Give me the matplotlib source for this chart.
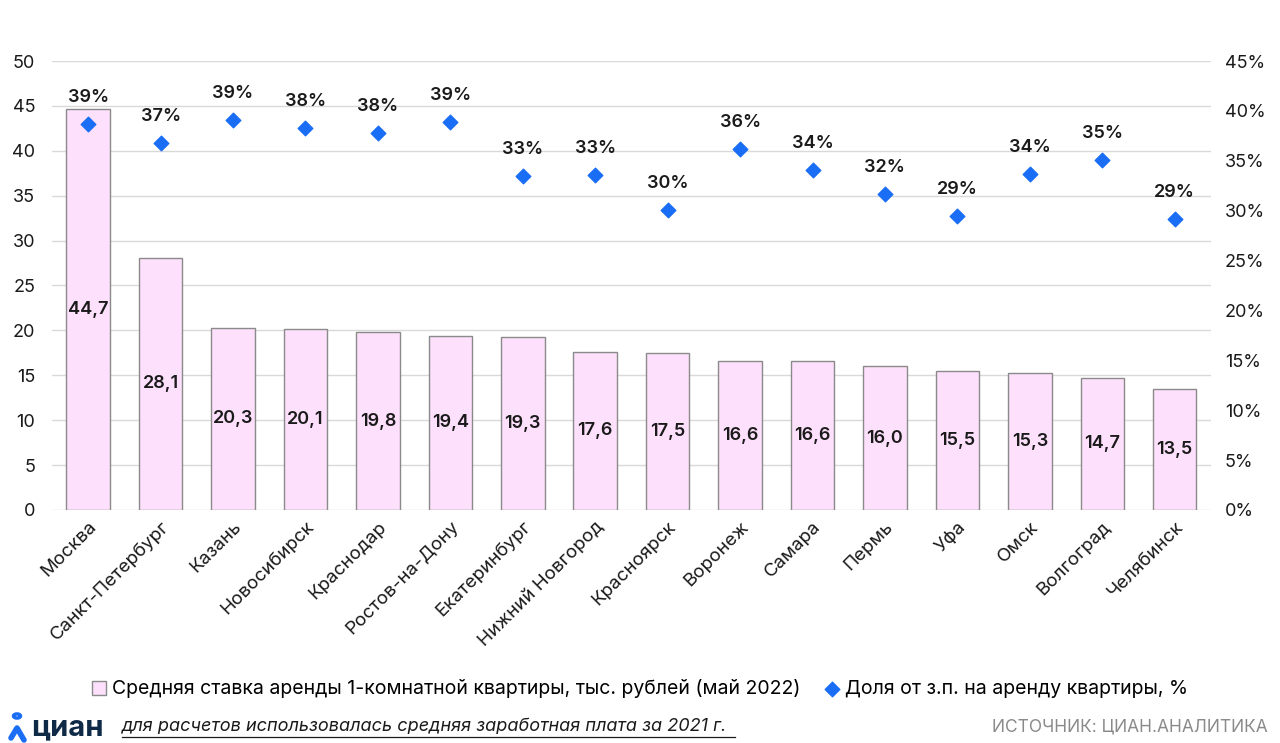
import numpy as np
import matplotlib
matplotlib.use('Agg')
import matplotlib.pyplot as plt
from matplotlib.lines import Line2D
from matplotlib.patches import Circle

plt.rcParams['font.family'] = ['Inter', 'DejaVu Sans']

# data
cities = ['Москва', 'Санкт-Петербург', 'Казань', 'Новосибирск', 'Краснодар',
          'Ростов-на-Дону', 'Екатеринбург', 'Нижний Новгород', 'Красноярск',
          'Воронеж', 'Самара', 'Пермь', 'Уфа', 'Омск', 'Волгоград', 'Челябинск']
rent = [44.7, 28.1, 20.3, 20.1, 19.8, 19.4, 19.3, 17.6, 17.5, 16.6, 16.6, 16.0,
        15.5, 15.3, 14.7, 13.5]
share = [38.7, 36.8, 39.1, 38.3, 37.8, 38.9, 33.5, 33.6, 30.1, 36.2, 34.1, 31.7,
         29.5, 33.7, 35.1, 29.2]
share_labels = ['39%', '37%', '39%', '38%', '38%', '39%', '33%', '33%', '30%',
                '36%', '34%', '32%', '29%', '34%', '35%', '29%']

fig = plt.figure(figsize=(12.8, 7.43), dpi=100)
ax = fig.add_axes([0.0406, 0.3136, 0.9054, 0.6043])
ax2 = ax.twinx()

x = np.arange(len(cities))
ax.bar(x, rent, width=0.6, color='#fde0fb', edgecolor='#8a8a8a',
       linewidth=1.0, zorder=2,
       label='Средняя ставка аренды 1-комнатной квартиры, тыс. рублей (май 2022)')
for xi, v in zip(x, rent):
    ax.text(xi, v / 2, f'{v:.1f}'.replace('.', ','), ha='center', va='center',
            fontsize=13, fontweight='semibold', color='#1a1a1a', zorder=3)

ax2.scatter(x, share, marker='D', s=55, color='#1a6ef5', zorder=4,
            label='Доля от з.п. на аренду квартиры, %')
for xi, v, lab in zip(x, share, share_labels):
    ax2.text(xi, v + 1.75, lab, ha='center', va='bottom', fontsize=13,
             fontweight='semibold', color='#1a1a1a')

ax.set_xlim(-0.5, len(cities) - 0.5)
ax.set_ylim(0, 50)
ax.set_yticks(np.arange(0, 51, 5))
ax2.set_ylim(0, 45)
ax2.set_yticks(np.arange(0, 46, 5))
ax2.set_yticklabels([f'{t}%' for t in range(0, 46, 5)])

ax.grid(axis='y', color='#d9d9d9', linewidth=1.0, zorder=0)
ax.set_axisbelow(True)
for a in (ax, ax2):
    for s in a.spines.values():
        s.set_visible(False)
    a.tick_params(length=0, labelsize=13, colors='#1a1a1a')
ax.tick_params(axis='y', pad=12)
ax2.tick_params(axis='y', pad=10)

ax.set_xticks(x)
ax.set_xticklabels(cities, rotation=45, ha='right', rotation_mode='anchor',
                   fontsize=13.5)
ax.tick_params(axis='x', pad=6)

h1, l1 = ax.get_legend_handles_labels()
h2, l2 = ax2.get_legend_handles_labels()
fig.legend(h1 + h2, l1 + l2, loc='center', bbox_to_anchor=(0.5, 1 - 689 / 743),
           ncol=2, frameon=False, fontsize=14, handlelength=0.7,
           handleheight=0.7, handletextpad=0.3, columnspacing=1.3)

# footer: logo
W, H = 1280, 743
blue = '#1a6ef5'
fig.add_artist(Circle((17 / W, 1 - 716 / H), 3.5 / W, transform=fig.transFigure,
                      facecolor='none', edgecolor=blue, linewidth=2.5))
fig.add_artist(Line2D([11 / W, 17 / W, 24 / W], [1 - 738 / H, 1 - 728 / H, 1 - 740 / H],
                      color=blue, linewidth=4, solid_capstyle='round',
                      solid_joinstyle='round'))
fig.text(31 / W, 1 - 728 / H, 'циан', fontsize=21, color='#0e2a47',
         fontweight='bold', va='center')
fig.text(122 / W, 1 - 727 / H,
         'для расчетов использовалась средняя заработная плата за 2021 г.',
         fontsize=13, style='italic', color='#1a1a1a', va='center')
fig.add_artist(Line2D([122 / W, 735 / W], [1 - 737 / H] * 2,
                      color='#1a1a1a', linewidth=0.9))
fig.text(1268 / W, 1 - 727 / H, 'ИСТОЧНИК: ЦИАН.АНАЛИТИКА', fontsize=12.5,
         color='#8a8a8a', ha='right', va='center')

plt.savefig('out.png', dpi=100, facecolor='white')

______

## Problem
Look through the listing above. Pick out each line with "matplotlib" and copy it.

## Response to this task
Give me the matplotlib source for this chart.
import matplotlib
matplotlib.use('Agg')
import matplotlib.pyplot as plt
from matplotlib.lines import Line2D
from matplotlib.patches import Circle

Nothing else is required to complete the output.